Before I get started, this isn’t the sort of review that folks are used to here, given that the book in question is meant for little kids. However it should be noted that little kids find can find the fantastical in everything and books geared towards them tend to reflect that. There’s less concern with genre norms when your audience has no idea what the word genre means.
Anyway, Extra Yarn is about a little girl named Annabelle who finds a box that contains a polychromatic ball of yarn that never ends and what happens when someone takes it away from her.
It’s very cute. It’s also very accurate regarding how knitters deal with their ever expanding stashes. There’s also a small theme of having an endless gift means that you have to continuously keep giving it away in order to keep it. I liked how it expanded Annabelle’s skills through constant practice and how she took different people into account when making something for them. I also liked how she recognized that an endless ball of yarn is especially useful in areas where it snows.
Since this is a picture book, I would be remiss if I did not make some mention of the art. Indeed, much of the story will be most legible to early readers with the pictorial storytelling. It’s mostly done in what I would call “ink and water color” monochrome style, without a lot of gradients and lots of sharp contrasts, lending itself to a stark winter look. Texture is denoted with mostly straight vertical or horizontal lines… with the exception of everything that Annabelle knits up. Those are the standard chevrons of stockinette stitches in many different colors blending from one to the other.
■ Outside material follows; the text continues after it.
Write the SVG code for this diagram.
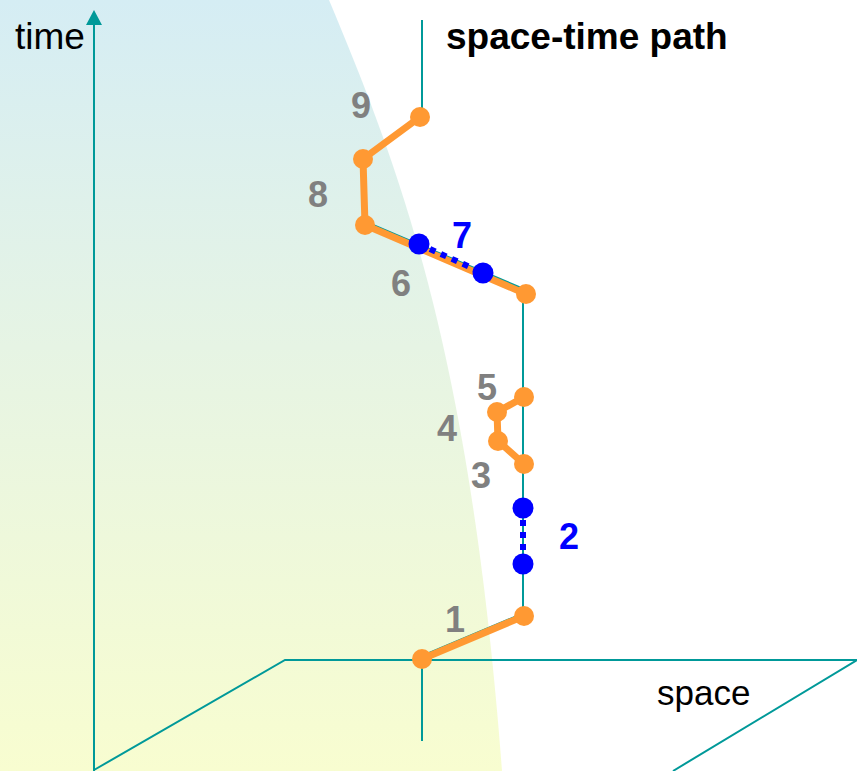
<svg xmlns="http://www.w3.org/2000/svg" width="857" height="771" viewBox="0 0 857 771">
<defs>
<linearGradient id="bg" x1="0" y1="0" x2="0" y2="1">
<stop offset="0" stop-color="#d5edf4"/>
<stop offset="0.45" stop-color="#e6f4e4"/>
<stop offset="1" stop-color="#f8fdd0"/>
</linearGradient>
<style>
.axis{fill:none;stroke:#009999;stroke-width:2}
.path{fill:none;stroke:#ff9933;stroke-width:7;stroke-linejoin:round}
.dash{fill:none;stroke:#0000ff;stroke-width:6;stroke-dasharray:6,6}
.on{fill:#ff9933}
.off{fill:#0000ff}
.num{font-family:"Liberation Sans",Arial,sans-serif;font-weight:bold;font-size:36px;fill:#808080}
.numb{font-family:"Liberation Sans",Arial,sans-serif;font-weight:bold;font-size:36px;fill:#0000ff}
.lbl{font-family:"Liberation Sans",Arial,sans-serif;font-size:36px;fill:#000}
</style>
</defs>
<rect width="857" height="771" fill="#ffffff"/>
<path d="M0,0 L329,0 C400,170 470,350 502,771 L0,771 Z" fill="url(#bg)"/>
<g id="axes">
<path class="axis" d="M94,771 L94,24"/>
<polygon points="94,10 86,25 102,25" fill="#009999"/>
<path class="axis" d="M94,770 L285,660 L857,660 L673,771"/>
</g>
<g id="connectors">
<path class="axis" d="M422,20 L422,117"/>
<path class="axis" d="M366,222 L526,290"/>
<path class="axis" d="M523,294 L523,616"/>
<path class="axis" d="M422,656 L524,613"/>
<path class="axis" d="M422,659 L422,741"/>
<path class="path" d="M420,117 L363,159 L365,225 L526,294"/>
<path class="path" d="M524,397 L497,412 L498,441 L524,464"/>
<path class="path" d="M422,659 L524,616"/>
<path class="dash" d="M419,244 L483,273"/>
<path class="dash" d="M523,508 L523,564"/>
</g>
<g id="node1"><circle class="on" cx="422" cy="659" r="10"/><circle class="on" cx="524" cy="616" r="10"/><text class="num" x="445" y="632">1</text></g>
<g id="node2"><circle class="off" cx="523" cy="508" r="10.5"/><circle class="off" cx="523" cy="564" r="10.5"/><text class="numb" x="559" y="549">2</text></g>
<g id="node3"><circle class="on" cx="524" cy="464" r="10"/><circle class="on" cx="498" cy="441" r="10"/><text class="num" x="471" y="488">3</text></g>
<g id="node4"><circle class="on" cx="497" cy="412" r="10"/><text class="num" x="437" y="441">4</text></g>
<g id="node5"><circle class="on" cx="524" cy="397" r="10"/><text class="num" x="477" y="400">5</text></g>
<g id="node6"><circle class="on" cx="526" cy="294" r="10"/><text class="num" x="391" y="296">6</text></g>
<g id="node7"><circle class="off" cx="419" cy="244" r="10.5"/><circle class="off" cx="483" cy="273" r="10.5"/><text class="numb" x="452" y="248">7</text></g>
<g id="node8"><circle class="on" cx="365" cy="225" r="10"/><circle class="on" cx="363" cy="159" r="10"/><text class="num" x="308" y="207">8</text></g>
<g id="node9"><circle class="on" cx="420" cy="117" r="10"/><text class="num" x="351" y="118">9</text></g>
<g id="labels">
<text class="lbl" x="15" y="49" style="font-size:37px">time</text>
<text class="lbl" x="657" y="705" style="font-size:35px">space</text>
<text class="lbl" x="446" y="49" style="font-weight:bold;font-size:37px">space-time path</text>
</g>
</svg>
My only critique is that all the monochrome and the art style doesn’t allow for a lot of variation among the characters aside from hairstyle and clothing, which doesn’t make for good visual character design. I suppose such lack of distinction between characters could help with letting the reader see that Annabelle isn’t really any different from anyone else, but I would rather seeing more color gradients among the characters than some subtle means of letting me know about how unexceptional the main character is aside from her magic box of yarn.
Overall I liked the story and Annabelle, but felt that the art needed some depth to it. I have a feeling that as I trawl through more generbooks geared at children, I may start to resemble a broken record that says, “needs more color, needs more depth” at regular intervals. Regardless I would recommend the book, with the caveat that if you are like me and are bothered by too much stark monochrome, a set of colored pencils may be in order to fix things.